Mrs James Baxter (Hélène de Lanaudiére-Chaput) was born on 29 March 1862 in Joliette, Québéc and claimed the fabled French Canadian heroine Madeline de Verchères as an ancestor.1
By the time Hélène was born, the family had social standing in Quebec but no money. In August 1882 she married James ("Diamond Jim") Baxter, a diamond broker and banker. They had three children, Anthony William, (1883), Mary (Zette) Hélène (4th April, 1885) and Quigg Edmond (13th July, 1887). The children were raised to speak French to her, and English to her husband. The family moved into a huge mansion at 1201 Sherbrooke St. W., which later became the head offices of The Corby Distilling Company.
In 1892, James Baxter built what might be described as Canada's first shopping mall, putting 28 stores under a single roof in the Baxter Block on St. Lawrence Blvd. He opened his own Ville Marie Bank, and by 1898, Men in Canada described him as the country's largest private banker "a philanthropist who devoted a large share of his accumulated wealth to improving the outlying districts of Montreal."

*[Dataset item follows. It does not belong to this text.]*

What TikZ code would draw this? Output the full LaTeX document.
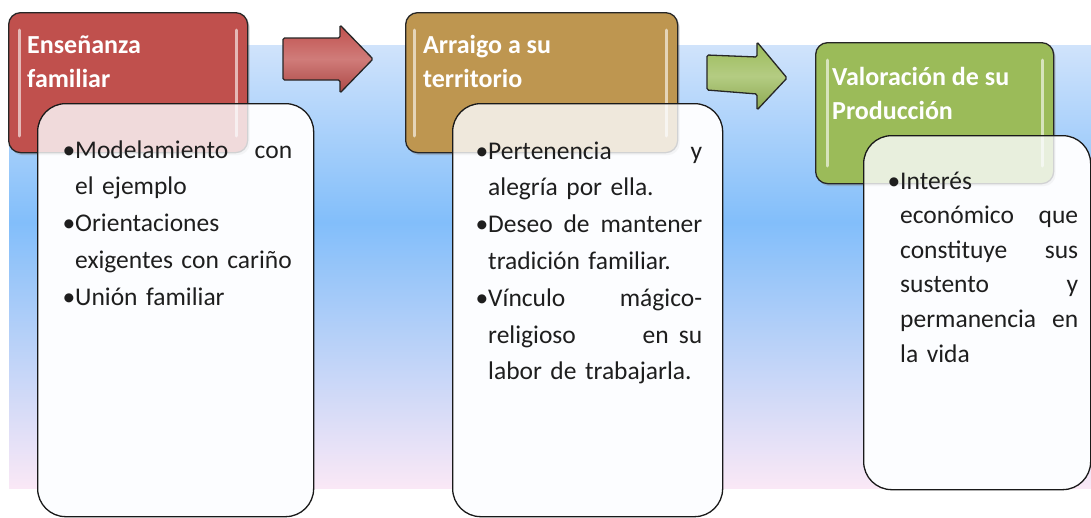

The family's reputation fell apart in 1900 when her husband was arrested, charged and convicted of embezzling $40,000 from his bank - a fortune at the time. He was jailed for five years, and died in 1905 shortly before his 66th birthday. Mrs Baxter was well provided for. Her husband had investments in France, Switzerland and Belgium. She sold the mansion and moved into a comfortable brownstone at a still respectable address, 33 St. Famille St., near the McGill University Campus.
In 1911 she sold the Baxter Block and took her son and her married daughter 'Zette Douglas with her on another of her frequent excursions to Europe. They booked passage home on one of Titanic's most expensive suites, B 58/60, which cost £247 10s 5d. Before boarding Titanic they stayed at the Elysee Palace Hotel; Paris. They boarded the Titanic at Cherbourg (ticket number PC 17558).
Mrs Baxter was ill with nausea during most of the voyage, and found the throb of the engines relaxing. When the ship stopped in mid-ocean, she had an anxiety attack. Her son, Quigg, carried her up the Grand Staircase and put her and his sister into lifeboat 6. As he kissed them goodbye he gave his mother a sterling silver brandy flask so she might keep warm on the open ocean, and she berated him for his drinking.
After the disaster, she returned to Montreal and never recovered from the effects. She died in her apartment on 19th June, 1923 and is buried in the Baxter family plot in Notre Dame de Neiges cemetery.